In recent years, employers have been subjected to an exponential increase in FLSA collective action litigation. The cases are so expensive to litigate that they routinely settle. Unfortunately, the Supreme Court declined to answer the critical question of whether an offer of judgment operates to moot the plaintiff’s wage claim, even if the plaintiff refuses to accept it. However, at least in those jurisdictions where an unaccepted offer of judgment is sufficient to render the subject claim moot, yesterday’s decision gives employers some clarity and a means to end FLSA litigation early on, by offering the named plaintiffs all of the relief to which they claim they are entitled. Of course, to be effective, an offer of judgment must give the plaintiff every form of relief sought. In cases where the plaintiff seeks broad injunctive relief, such as reclassification, or where subsequent suits are certain, conceding liability may not be a viable alternative.

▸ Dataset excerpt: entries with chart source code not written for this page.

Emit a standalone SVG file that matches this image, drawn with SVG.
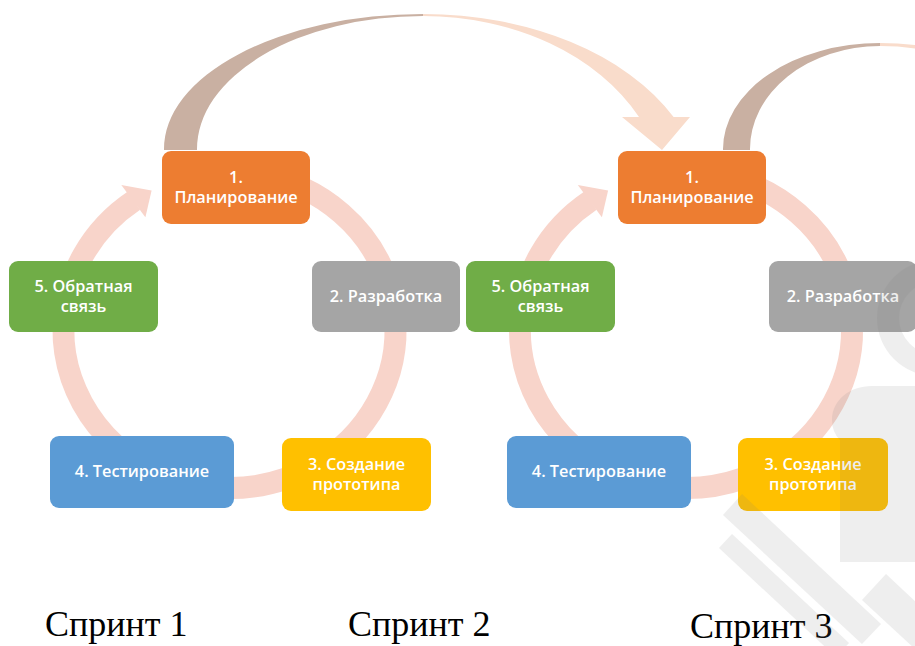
<svg xmlns="http://www.w3.org/2000/svg" width="915" height="646" viewBox="0 0 915 646">
<defs>
<style>
.ring{fill:none;stroke:#F8D4CA;stroke-width:22;stroke-linecap:butt}
.head{fill:#F8D4CA}
.back{fill:#C9B0A2}
.front{fill:#F9DCCB}
.box{rx:9;ry:9}
.nt{fill:#FFFFFF;font-family:"Open Sans","Noto Sans",sans-serif;font-weight:600;font-size:16.3px;text-anchor:middle}
.lbl{fill:#000000;font-family:"Liberation Serif","Times New Roman",serif;font-size:36px}
</style>
</defs>
<rect width="915" height="646" fill="#FFFFFF"/>
<g id="connectors">
<g id="cycle1">
<path class="ring" d="M258.3,174.4 A166,158 0 0 1 389.8,289.1"/>
<path class="ring" d="M394.9,316.2 A166,158 0 0 1 312.5,466.8"/>
<path class="ring" d="M286.3,478.5 A166,158 0 0 1 200.7,485.6"/>
<path class="ring" d="M159.3,473.2 A166,158 0 0 1 66.0,302.6"/>
<path class="ring" d="M63.6,324.5 A166,158 0 0 1 134.0,200.6"/>
<polygon class="head" points="121.3,185.1 151.6,190.5 145.4,217.3"/>
</g>
<g id="cycle2" transform="translate(456.5,0)">
<path class="ring" d="M258.3,174.4 A166,158 0 0 1 389.8,289.1"/>
<path class="ring" d="M394.9,316.2 A166,158 0 0 1 312.5,466.8"/>
<path class="ring" d="M286.3,478.5 A166,158 0 0 1 200.7,485.6"/>
<path class="ring" d="M159.3,473.2 A166,158 0 0 1 66.0,302.6"/>
<path class="ring" d="M63.6,324.5 A166,158 0 0 1 134.0,200.6"/>
<polygon class="head" points="121.3,185.1 151.6,190.5 145.4,217.3"/>
</g>
<g id="sprint-arrow-1">
<path class="back" d="M164,150 A259,135 0 0 1 423,14 L423,16 A226,133 0 0 0 197,150 Z"/>
<path class="front" d="M423,14 A280,186 0 0 1 673.6,117 L690,117 L662,150 L622,117 L639,117 A242,184 0 0 0 423,16 Z"/>
</g>
<g id="sprint-arrow-2">
<path class="back" d="M723,150 A157,106 0 0 1 880,43 L880,46 A130,103 0 0 0 750,150 Z"/>
<path class="front" d="M880,43 A220,146 0 0 1 915,44.9 L915,48.4 A190,143 0 0 0 880,46 Z"/>
</g>
</g>
<g id="sprint1">
<g id="s1-n1"><rect class="box" x="162" y="151" width="148" height="73" fill="#ED7D31"/><text class="nt" x="236" y="183">1.</text><text class="nt" x="236" y="203">Планирование</text></g>
<g id="s1-n2"><rect class="box" x="312" y="261" width="148" height="71" fill="#A5A5A5"/><text class="nt" x="386" y="302">2. Разработка</text></g>
<g id="s1-n3"><rect class="box" x="282" y="438" width="149" height="73" fill="#FFC000"/><text class="nt" x="356.5" y="470">3. Создание</text><text class="nt" x="356.5" y="490">прототипа</text></g>
<g id="s1-n4"><rect class="box" x="50" y="436" width="184" height="72" fill="#5B9BD5"/><text class="nt" x="142" y="477">4. Тестирование</text></g>
<g id="s1-n5"><rect class="box" x="9" y="261" width="149" height="71" fill="#70AD47"/><text class="nt" x="83.5" y="292">5. Обратная</text><text class="nt" x="83.5" y="312">связь</text></g>
</g>
<g id="sprint2">
<g id="s2-n1"><rect class="box" x="618" y="151" width="148" height="73" fill="#ED7D31"/><text class="nt" x="692" y="183">1.</text><text class="nt" x="692" y="203">Планирование</text></g>
<g id="s2-n2"><rect class="box" x="769" y="261" width="148" height="71" fill="#A5A5A5"/><text class="nt" x="843" y="302">2. Разработка</text></g>
<g id="s2-n3"><rect class="box" x="738" y="438" width="150" height="73" fill="#FFC000"/><text class="nt" x="813" y="470">3. Создание</text><text class="nt" x="813" y="490">прототипа</text></g>
<g id="s2-n4"><rect class="box" x="507" y="436" width="184" height="72" fill="#5B9BD5"/><text class="nt" x="599" y="477">4. Тестирование</text></g>
<g id="s2-n5"><rect class="box" x="466" y="261" width="149" height="71" fill="#70AD47"/><text class="nt" x="540.5" y="292">5. Обратная</text><text class="nt" x="540.5" y="312">связь</text></g>
</g>
<g id="labels">
<text class="lbl" x="45" y="636">Спринт 1</text>
<text class="lbl" x="348" y="636">Спринт 2</text>
<text class="lbl" x="690" y="638">Спринт 3</text>
</g>
<g id="watermark" opacity="0.13" fill="#7F7F7F">
<path d="M935,260 A58,58 0 0 0 935,376 L935,354 A36,36 0 0 1 935,282 Z"/>
<path d="M840,562 L840,440 Q832,432 832,420 C832,400 850,386 872,386 L915,386 L915,562 Z"/>
<polygon points="742,494 881,624 862,644 723,515"/>
<polygon points="732,534 849,643 836,657 719,548"/>
<polygon points="886,574 952,636 928,661 862,600"/>
</g>
</svg>
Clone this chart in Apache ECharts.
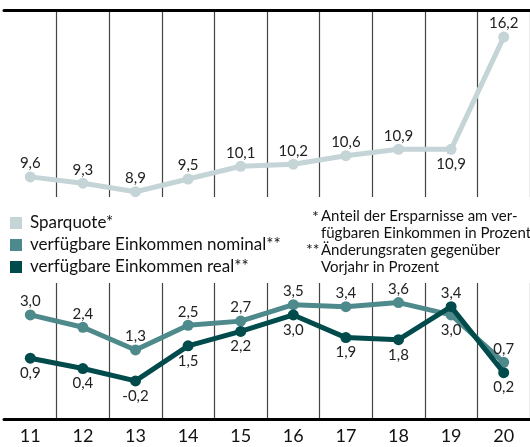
<!DOCTYPE html>
<html><head><meta charset="utf-8">
<script src="https://cdn.jsdelivr.net/npm/echarts@6/dist/echarts.min.js"></script>
<style>html,body{margin:0;padding:0;background:#fff}#c{width:530px;height:447px}</style>
</head><body><div id="c"></div>
<script>
const years = ['11','12','13','14','15','16','17','18','19','20'];
const sparquote = [9.6, 9.3, 8.9, 9.5, 10.1, 10.2, 10.6, 10.9, 10.9, 16.2];
const nominal = [3.0, 2.4, 1.3, 2.5, 2.7, 3.5, 3.4, 3.6, 3.0, 0.7];
const real = [0.9, 0.4, -0.2, 1.5, 2.2, 3.0, 1.9, 1.8, 3.4, 0.2];
const names = ['Sparquote*', 'verfügbare Einkommen nominal**', 'verfügbare Einkommen real**'];

const FONT = 'Lato';
const cSp = '#c4d4d7', cNom = '#4e8a8b', cReal = '#024b4c';
const fmt = v => v.toFixed(1).replace('.', ',');

function pts(vals, posFn) {
  return vals.map((v, i) => ({
    value: v,
    label: { position: posFn(i) ? 'top' : 'bottom', distance: posFn(i) ? 0.5 : 2 }
  }));
}

const chart = echarts.init(document.getElementById('c'), null, {renderer: 'canvas'});
const labelBase = { show: true, formatter: p => fmt(p.value), color: '#222', fontFamily: FONT, fontSize: 15 };
const splitLine = { show: true, interval: (i) => i !== 0, lineStyle: { color: '#444', width: 1.2 } };

chart.setOption({
  animation: false,
  textStyle: { fontFamily: FONT },
  grid: [
    { left: 4, width: 530, top: 10, height: 187 },
    { left: 4, width: 530, top: 283, height: 136 }
  ],
  xAxis: [
    { gridIndex: 0, type: 'category', data: years, position: 'top', boundaryGap: true,
      axisLine: { show: true, onZero: false, lineStyle: { color: '#000', width: 3 } },
      axisTick: { show: false }, axisLabel: { show: false }, splitLine },
    { gridIndex: 1, type: 'category', data: years, position: 'bottom', boundaryGap: true,
      axisLine: { show: true, onZero: false, lineStyle: { color: '#000', width: 3 } },
      axisTick: { show: false },
      axisLabel: { show: true, color: '#111', fontSize: 18, fontFamily: FONT, margin: 8 },
      splitLine }
  ],
  yAxis: [
    { gridIndex: 0, type: 'value', min: 8.65, max: 17.48, show: false, splitLine: { show: false } },
    { gridIndex: 1, type: 'value', min: -2.05, max: 4.55, show: false, splitLine: { show: false } }
  ],
  legend: {
    orient: 'vertical', left: 5, top: 207, itemWidth: 12, itemHeight: 12, itemGap: 0,
    icon: 'rect', data: names,
    textStyle: { fontFamily: FONT, fontSize: 17, color: '#111', lineHeight: 22, padding: [0, 0, 0, 3] }
  },
  series: [
    { name: names[0], type: 'line', xAxisIndex: 0, yAxisIndex: 0,
      data: pts(sparquote, i => i !== 8),
      color: cSp, lineStyle: { width: 5, color: cSp }, symbol: 'circle', symbolSize: 11,
      itemStyle: { color: cSp }, label: labelBase, z: 3 },
    { name: names[1], type: 'line', xAxisIndex: 1, yAxisIndex: 1,
      data: pts(nominal, i => nominal[i] >= real[i]),
      color: cNom, lineStyle: { width: 5, color: cNom }, symbol: 'circle', symbolSize: 11,
      itemStyle: { color: cNom }, label: labelBase, z: 3 },
    { name: names[2], type: 'line', xAxisIndex: 1, yAxisIndex: 1,
      data: pts(real, i => real[i] > nominal[i]),
      color: cReal, lineStyle: { width: 5, color: cReal }, symbol: 'circle', symbolSize: 11,
      itemStyle: { color: cReal }, label: labelBase, z: 4 }
  ],
  graphic: [
    { type: 'text', left: 312, top: 209, style: { text: '*', font: '16px Lato', fill: '#111' } },
    { type: 'text', left: 321, top: 208, style: { text: 'Anteil der Ersparnisse am ver-\nfügbaren Einkommen in Prozent', font: '15px Lato', lineHeight: 16.8, fill: '#111' } },
    { type: 'text', left: 306, top: 242, style: { text: '**', font: '16px Lato', fill: '#111' } },
    { type: 'text', left: 321, top: 241.5, style: { text: 'Änderungsraten gegenüber\nVorjahr in Prozent', font: '15px Lato', lineHeight: 16.8, fill: '#111' } }
  ]
});
</script></body></html>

Whether this litigation tactic has staying power remains to be seen. The Supreme Court’s decision in Genesis Healthcare may cause FLSA collective action plaintiffs to move for conditional certification earlier, before they have an opportunity to conduct discovery to ascertain the existence of other, similarly situated employees, to file claims solely arising under state law, or to bring more hybrid actions. Although this decision does not apply to Rule 23 class actions, the distinction drawn by the Court between actions certified under Rule 23 and FLSA collective actions may have implications beyond the holding of this case.